Learn concurrency - a deep dive into multithreading with Python
Posted by pmz@reddit | Python | View on Reddit | 10 comments
The article explains concurrency in Python including topics like multithreading, multiprocessing, race conditions, and synchronization mechanisms such as locks. It then takes a deep dive into switching off GIL to enable *real* multithreading in Python, highlighting the differences, the benefits and the gotchas with clear code examples.
https://blog.geekuni.com/2026/04/python-concurrency.html?m=1
tedivm@reddit
If you're looking for an easy way to handle multiprocessing I have a library, QuasiQueue, that is both simple and powerful.
gdchinacat@reddit
Looks pretty cool, thanks for sharing!
I was a bit surprised that reader and writer are limited to str|int. Consider making QueueRunner a generic class so it can be used with whatever type the user wants (within reason...you need to pass values across process boundaries so obviously not every conceivable type will work).
Also, the reader()/writer() naming and docs were confusing. The typical name for this type of function is consumer/producer. Also, writer() is not 'responsible for adding new items to the queue', it just produces an iterable whose items are enqueued.
These are both documentation and semantic issues that can be cleaned up without changing the design in any way. Overall it looks great.

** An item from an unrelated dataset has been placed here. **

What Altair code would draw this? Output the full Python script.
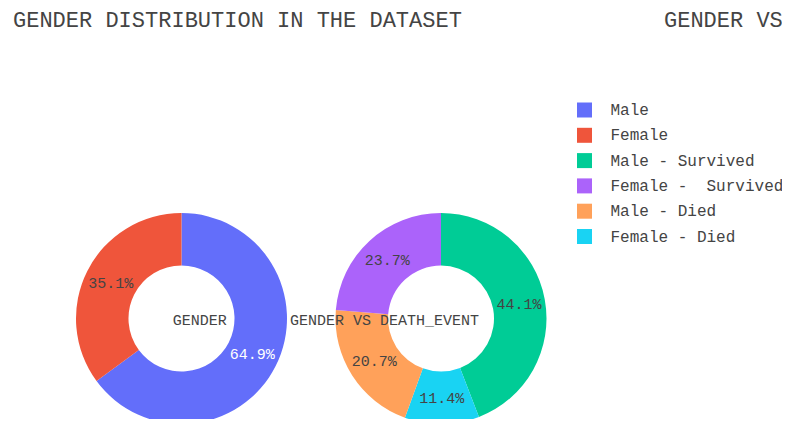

As for design, I'm curious if you considered using ProcessPoolExecutor (https://docs.python.org/3/library/concurrent.futures.html#processpoolexecutor) for the process management? If so, I'd be interested in why you chose not to use it? I have very limited experience with it (I built a service on top of it but someone else built the service framework so I didn't directly use it). Specifically, are there any gotchas or limitations that wouldn't have worked for your use case?
busybody124@reddit
Really nice writeup. Out of curiosity (maybe I missed it) why do you switch to a thread pool executor in the last snippet as opposed to manual thread management. I understand how the API is more ergonomic but is it actually needed for the solution?
pmz@reddit (OP)
ThreadPoolExecutor is modern way of managing the threads and makes it easy to collect return values
gdchinacat@reddit
Even with the GIL it is not safe to do += on shared variables. The issue is the global is loaded onto the stack, incremented, then stored back to the global. The GIL can be released between any of these steps and if the code that executes in the meantime does any of these steps the value will not be what is intended.
LOAD_GLOBAL copies the shared state, BINARY_OP increments the value, then STORE_GLOBAL updates the shared state with the value. If thread A does a LOAD_GLOBAL, then the GIL is released and thread B does the same they will both increment the same value and both STORE_GLOBAL back and an increment will be missed.
saucealgerienne@reddit
the thing that tripped me up early was thinking threads would help with CPU-bound work. GIL makes that basically useless in CPython. once I understood the I/O vs CPU distinction most of the time asyncio just ends up being the cleaner choice for what I was building.
TheseTradition3191@reddit
Worth adding asyncio to the picture since the article focuses on threading/multiprocessing. For I/O-bound work - HTTP calls, DB queries, file reads - async/await handles thousands of concurrent operations with a single thread and zero locking complexity. Less conceptual overhead than threading, more predictable than managing a process pool for network-heavy code.
The rule of thumb I use: asyncio for I/O concurrency, multiprocessing for CPU parallelism, threading mostly for legacy code or C extension interop where you can't easily go async. The GIL-removal story is interesting but for most application code the async path is the right defualt for concurrency and you don't have to think about memory bandwidth ceilings at all.
Maggie7_Him@reddit
The memory bandwidth ceiling is real — hit it doing parallel screenshot capture across 50 browser instances. CPU sat at 15% but RAM bandwidth was maxed. Switched from 50 threads to a process pool with 8 workers and throughput doubled.
Ha_Deal_5079@reddit
free-threading is dope but the single thread perf hit keeps me on the default build for most things. maybe 3.14 will bridge the gap
quant_macro_daily@reddit
Good timing on covering GIL removal, it's worth noting that even with the GIL disabled (Python 3.13+), most CPU-bound workloads won't automatically see linear scaling. The bottleneck shifts to memory bandwidth and cache contention between threads pretty quickly.
For pure CPU parallelism,
multiprocessingwith shared memory (multiprocessing.shared_memory) is still the more predictable path on most workloads. Threading shines most when you're I/O-bound or waiting on external calls, which is probably 80% of real-world Python use cases anyway.